─── Supplied data ───
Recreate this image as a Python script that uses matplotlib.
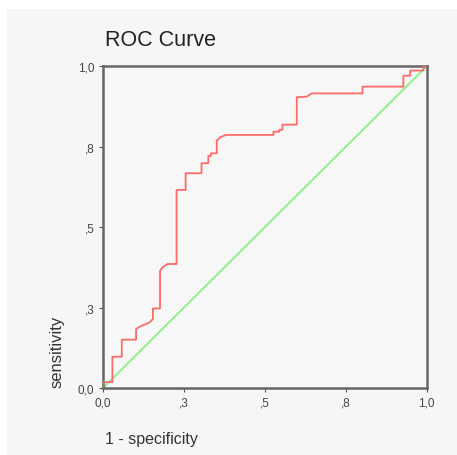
import matplotlib
matplotlib.use("Agg")
import matplotlib.pyplot as plt
from matplotlib.patches import Rectangle

plt.rcParams['font.family'] = ['Liberation Sans', 'DejaVu Sans']

# ROC curve vertices (1 - specificity, sensitivity)
fpr = [0.0, 0.0, 0.03, 0.03, 0.059, 0.059, 0.103, 0.103, 0.115, 0.13, 0.145,
       0.155, 0.155, 0.177, 0.177, 0.185, 0.20, 0.228, 0.228, 0.256, 0.256,
       0.305, 0.305, 0.326, 0.326, 0.334, 0.334, 0.352, 0.352, 0.362, 0.38,
       0.527, 0.527, 0.545, 0.545, 0.555, 0.555, 0.599, 0.599, 0.63, 0.645,
       0.645, 0.802, 0.802, 0.928, 0.928, 0.949, 0.949, 0.99, 0.99, 1.0]
tpr = [0.0, 0.019, 0.019, 0.098, 0.098, 0.151, 0.151, 0.184, 0.192, 0.198,
       0.205, 0.215, 0.248, 0.248, 0.365, 0.376, 0.386, 0.386, 0.616, 0.616,
       0.668, 0.668, 0.699, 0.699, 0.722, 0.722, 0.73, 0.73, 0.769, 0.779,
       0.787, 0.787, 0.797, 0.797, 0.803, 0.803, 0.819, 0.819, 0.904, 0.906,
       0.916, 0.916, 0.916, 0.937, 0.937, 0.971, 0.971, 0.987, 0.987, 1.0, 1.0]
ref_line = [0.0, 1.0]

tick_vals = [0.0, 0.25, 0.5, 0.75, 1.0]
tick_labels = ["0,0", ",3", ",5", ",8", "1,0"]

fig = plt.figure(figsize=(4.57, 4.56), dpi=100)
fig.patch.set_facecolor("white")
# grey SPSS chart panel behind everything
panel = Rectangle((7 / 457, 0), 1, 1 - 10 / 456, transform=fig.transFigure,
                  facecolor="#f6f6f6", edgecolor="none", zorder=-10)
fig.patches.append(panel)

ax = fig.add_axes([0.2247, 0.1463, 0.709, 0.706])
ax.set_zorder(1)
ax.set_facecolor("#f7f7f7")

ax.plot(ref_line, ref_line, color="#88ee88", lw=1.3, zorder=2)
ax.plot(fpr, tpr, color="#ff6a6a", lw=1.3, zorder=3)

ax.set_xlim(0, 1)
ax.set_ylim(0, 1)
ax.set_xticks(tick_vals)
ax.set_xticklabels(tick_labels)
ax.set_yticks(tick_vals)
ax.set_yticklabels(tick_labels)
ax.tick_params(labelsize=8.5, labelcolor="#444444", color="#555555",
               length=3, width=0.8, pad=3)

for s in ax.spines.values():
    s.set_color("#666666")
    s.set_linewidth(1.8)

fig.text(105 / 457, 1 - 40 / 456, "ROC Curve", fontsize=15.5, color="#222222",
         ha="left", va="center")
fig.text(105 / 457, 1 - 440 / 456, "1 - specificity", fontsize=11.5, color="#333333",
         ha="left", va="center")
fig.text(57 / 457, 1 - 352 / 456, "sensitivity", fontsize=12, color="#333333",
         ha="center", va="center", rotation=90)

fig.savefig("out.png", dpi=100)
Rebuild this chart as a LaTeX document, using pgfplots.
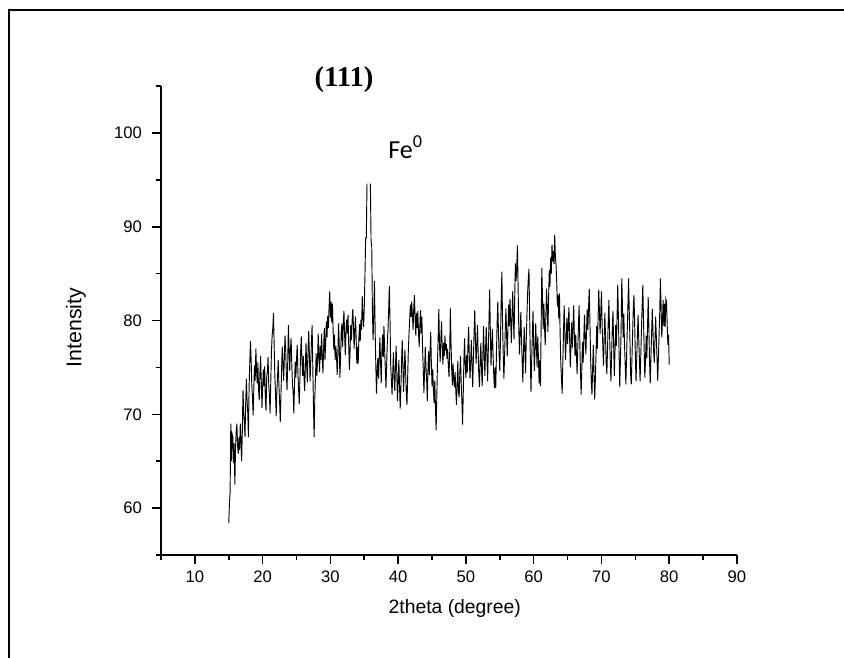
───
#### The exercise
Transcribe the listing in full and omit the pictures.

#### Solution for this problem
Recreate this image as a Python script that uses matplotlib.
import matplotlib
matplotlib.use("Agg")
import matplotlib.pyplot as plt
from matplotlib.patches import Rectangle

plt.rcParams['font.family'] = ['Liberation Sans', 'DejaVu Sans']

# ROC curve vertices (1 - specificity, sensitivity)
fpr = [0.0, 0.0, 0.03, 0.03, 0.059, 0.059, 0.103, 0.103, 0.115, 0.13, 0.145,
       0.155, 0.155, 0.177, 0.177, 0.185, 0.20, 0.228, 0.228, 0.256, 0.256,
       0.305, 0.305, 0.326, 0.326, 0.334, 0.334, 0.352, 0.352, 0.362, 0.38,
       0.527, 0.527, 0.545, 0.545, 0.555, 0.555, 0.599, 0.599, 0.63, 0.645,
       0.645, 0.802, 0.802, 0.928, 0.928, 0.949, 0.949, 0.99, 0.99, 1.0]
tpr = [0.0, 0.019, 0.019, 0.098, 0.098, 0.151, 0.151, 0.184, 0.192, 0.198,
       0.205, 0.215, 0.248, 0.248, 0.365, 0.376, 0.386, 0.386, 0.616, 0.616,
       0.668, 0.668, 0.699, 0.699, 0.722, 0.722, 0.73, 0.73, 0.769, 0.779,
       0.787, 0.787, 0.797, 0.797, 0.803, 0.803, 0.819, 0.819, 0.904, 0.906,
       0.916, 0.916, 0.916, 0.937, 0.937, 0.971, 0.971, 0.987, 0.987, 1.0, 1.0]
ref_line = [0.0, 1.0]

tick_vals = [0.0, 0.25, 0.5, 0.75, 1.0]
tick_labels = ["0,0", ",3", ",5", ",8", "1,0"]

fig = plt.figure(figsize=(4.57, 4.56), dpi=100)
fig.patch.set_facecolor("white")
# grey SPSS chart panel behind everything
panel = Rectangle((7 / 457, 0), 1, 1 - 10 / 456, transform=fig.transFigure,
                  facecolor="#f6f6f6", edgecolor="none", zorder=-10)
fig.patches.append(panel)

ax = fig.add_axes([0.2247, 0.1463, 0.709, 0.706])
ax.set_zorder(1)
ax.set_facecolor("#f7f7f7")

ax.plot(ref_line, ref_line, color="#88ee88", lw=1.3, zorder=2)
ax.plot(fpr, tpr, color="#ff6a6a", lw=1.3, zorder=3)

ax.set_xlim(0, 1)
ax.set_ylim(0, 1)
ax.set_xticks(tick_vals)
ax.set_xticklabels(tick_labels)
ax.set_yticks(tick_vals)
ax.set_yticklabels(tick_labels)
ax.tick_params(labelsize=8.5, labelcolor="#444444", color="#555555",
               length=3, width=0.8, pad=3)

for s in ax.spines.values():
    s.set_color("#666666")
    s.set_linewidth(1.8)

fig.text(105 / 457, 1 - 40 / 456, "ROC Curve", fontsize=15.5, color="#222222",
         ha="left", va="center")
fig.text(105 / 457, 1 - 440 / 456, "1 - specificity", fontsize=11.5, color="#333333",
         ha="left", va="center")
fig.text(57 / 457, 1 - 352 / 456, "sensitivity", fontsize=12, color="#333333",
         ha="center", va="center", rotation=90)

fig.savefig("out.png", dpi=100)
Rebuild this chart as a LaTeX document, using pgfplots.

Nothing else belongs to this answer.